Il pianoforte, come trova ancora il tempo di studiarlo? «Qui a Firenze lo suono, quindi, evidentemente, riesco a conciliarlo con la direzione. E non faccio solo Mozart. Ho in repertorio anche pezzi grossi come i Concerti di Rachmaninov e Prokofiev. Per adesso seguo il consiglio di Daniel Barenboim, che anni fa, ascoltandomi nelle Sonate di Beethoven, mi suggerì di non abbandonare la tastiera, perlomeno non subito, perché, semmai, a scegliere tra i due mestieri si è sempre in tempo. Credo che abbia ragione, si possono conciliare: il piano richiede ore di studio, di esercizio fisico; viceversa, dirigere è principalmente un processo intellettuale, e una partitura si può studiare ovunque, in qualsiasi momento della giornata».

È da poco trascorso il giorno della Memoria. Crede che l'esercizio collettivo del ricordo sia riuscito a cancellare le pulsioni più nere dalle nostre società? «Si è davvero certi che gli uomini progrediscano sempre verso il bene? No, se misuriamo la temperatura del razzismo negli Stati Uniti o dell'anti-islamismo in un'Europa che pure, grazie all'unione fra gli stati, rappresenta un baluardo di democrazia e di dialogo. Riguardo all'antisemitismo: gli ebrei hanno una casa in Israele, ma fuori, talvolta, ancora non sono sicuri».

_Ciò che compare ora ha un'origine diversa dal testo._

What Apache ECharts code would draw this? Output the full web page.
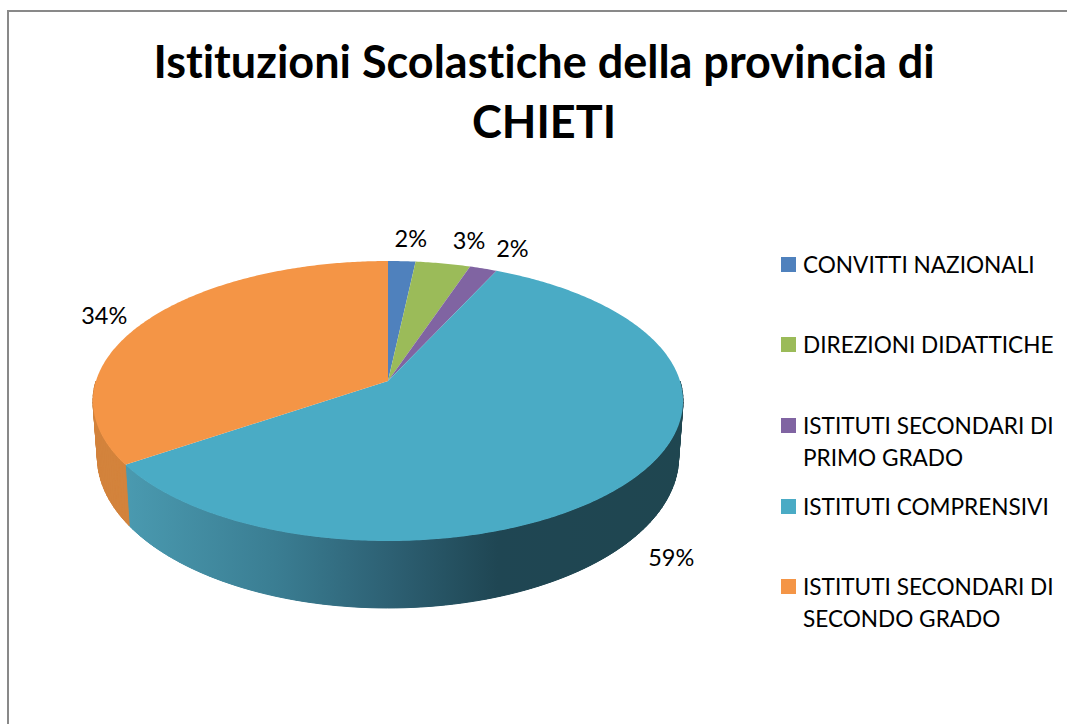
<!DOCTYPE html>
<html>
<head>
<meta charset="utf-8">
<style>
html, body { margin: 0; padding: 0; background: #fff; }
#main { width: 1067px; height: 724px; }
#main text { font-variant-ligatures: none; }
</style>
<script src="https://cdn.jsdelivr.net/npm/echarts@6/dist/echarts.min.js"></script>
</head>
<body>
<div id="main"></div>
<script>
var categories = ['CONVITTI NAZIONALI', 'DIREZIONI DIDATTICHE', 'ISTITUTI SECONDARI DI', 'ISTITUTI COMPRENSIVI', 'ISTITUTI SECONDARI DI '];
var secondLines = ['', '', 'PRIMO GRADO', '', 'SECONDO GRADO'];
var schoolCounts = [1, 2, 1, 34, 20];
var colors = ['#4f81bd', '#9bbb59', '#8064a2', '#4aabc5', '#f49546'];
var titleText = 'Istituzioni Scolastiche della provincia di\nCHIETI';

// label shift from the rim point at the middle of each slice
var labelShift = [[9, -23], [26, -23], [29, -21], [38, 78], [-42, -6]];
var legendTops = [264, 344, 425, 506, 586];

var FONT = 'Lato';
var cx = 388, apexY = 381;
var persp = 1 / 7, radX = 292, radY = 137.14;
var bottomX = 0.985, bottomY = 1.078, bottomApex = 435.5;

var total = schoolCounts.reduce(function (a, b) { return a + b; }, 0);

function topPoint(t) {
    var den = 1 + persp * Math.cos(t);
    return [cx + radX * Math.sin(t) / den, apexY - radY * Math.cos(t) / den];
}
function bottomPoint(t) {
    var p = topPoint(t);
    return [cx + (p[0] - cx) * bottomX, bottomApex + (p[1] - apexY) * bottomY];
}
function arc(fn, a, b) {
    var pts = [], n = Math.max(2, Math.ceil(Math.abs(b - a) / 0.01));
    for (var i = 0; i <= n; i++) {
        pts.push(fn(a + (b - a) * i / n));
    }
    return pts;
}

// gradient on the front wall of the big slice, goes dark towards the right
var wallGradient = {
    type: 'linear', x: 125, y: 0, x2: 690, y2: 0, global: true,
    colorStops: [
        { offset: 0, color: '#4a9ab0' },
        { offset: 0.27, color: '#3a7d92' },
        { offset: 0.47, color: '#2d6073' },
        { offset: 0.66, color: '#1f4653' },
        { offset: 1, color: '#1f4650' }
    ]
};
var sideColors = [null, null, null, wallGradient, '#d3833c'];

function sliceRenderer(index) {
    var before = 0;
    for (var i = 0; i < index; i++) before += schoolCounts[i];
    var start = before / total * Math.PI * 2;
    var end = (before + schoolCounts[index]) / total * Math.PI * 2;

    return function () {
        var children = [];
        // only the front half has a wall, the back one would fringe the rim
        var wallStart = Math.max(start, Math.PI / 2);
        var wallEnd = Math.min(end, Math.PI * 1.5);
        if (wallStart < wallEnd) {
            var wallFill = sideColors[index];
            // base wall, the seams of the strips on top of it do not show
            children.push({
                type: 'polygon',
                z2: 0,
                shape: { points: arc(topPoint, wallStart, wallEnd).concat(arc(bottomPoint, wallStart, wallEnd).reverse()) },
                style: { fill: wallFill }
            });
            // strips fill the notch where the two rims cross at the sides
            var steps = Math.max(2, Math.ceil((wallEnd - wallStart) / 0.025));
            for (var s = 0; s < steps; s++) {
                var a = wallStart + (wallEnd - wallStart) * s / steps;
                var b = wallStart + (wallEnd - wallStart) * (s + 1) / steps;
                children.push({
                    type: 'polygon',
                    z2: 1,
                    shape: { points: [topPoint(a), topPoint(b), bottomPoint(b), bottomPoint(a)] },
                    style: { fill: wallFill, stroke: wallFill, lineWidth: 1 }
                });
            }
        }
        var mid = topPoint((start + end) / 2);
        children.push({
            type: 'polygon',
            z2: 10,
            shape: { points: [[cx, apexY]].concat(arc(topPoint, start, end)) },
            style: { fill: colors[index] }
        });
        children.push({
            type: 'text',
            z2: 20,
            x: mid[0] + labelShift[index][0],
            y: mid[1] + labelShift[index][1],
            style: {
                text: Math.round(schoolCounts[index] / total * 100) + '%',
                fill: '#000',
                font: 'normal 23.5px "Lato"',
                align: 'center',
                verticalAlign: 'middle'
            }
        });
        return { type: 'group', children: children };
    };
}

var chart = echarts.init(document.getElementById('main'), null, { renderer: 'svg' });

var titles = [{
    text: titleText,
    left: 544,
    top: 31,
    padding: 0,
    textAlign: 'center',
    textStyle: { fontFamily: FONT, fontSize: 45, fontWeight: 'bold', color: '#000', lineHeight: 60 }
}];
secondLines.forEach(function (line, i) {
    if (line) {
        titles.push({
            text: line,
            left: 803,
            top: legendTops[i] + 16,
            padding: 0,
            textStyle: { fontFamily: FONT, fontSize: 22.6, fontWeight: 'normal', color: '#000', lineHeight: 32 }
        });
    }
});

var option = {
    animation: false,
    backgroundColor: '#fff',
    title: titles,
    legend: categories.map(function (name, i) {
        return {
            data: [name],
            left: 781,
            top: legendTops[i] - 11,
            padding: 0,
            icon: 'rect',
            itemWidth: 15,
            itemHeight: 15,
            selectedMode: false,
            textStyle: { fontFamily: FONT, fontSize: 22.6, color: '#000', padding: [0, 0, 0, 2] },
            formatter: function (n) { return n.trim(); }
        };
    }),
    graphic: [{
        type: 'polyline',
        silent: true,
        shape: { points: [[8, 724], [8, 11], [1067, 11]] },
        style: { stroke: '#898989', lineWidth: 2, fill: null }
    }],
    series: categories.map(function (name, i) {
        return {
            type: 'custom',
            name: name,
            coordinateSystem: 'none',
            silent: true,
            itemStyle: { color: colors[i] },
            renderItem: sliceRenderer(i),
            data: [schoolCounts[i]]
        };
    })
};

chart.setOption(option);
</script>
</body>
</html>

Tuttavia Israele apre un'ambasciata negli Emirati. Buon segno, no? «Non mi risulta che gli Emirati ci fossero ostili. È semplicemente un accordo che si fonda su un reciproco tornaconto economico. Impegnarsi per la pace è un'altra cosa, e lo reclamerebbe la Palestina. Ma servirebbero, da entrambe le parti, politici lungimiranti e coraggiosi».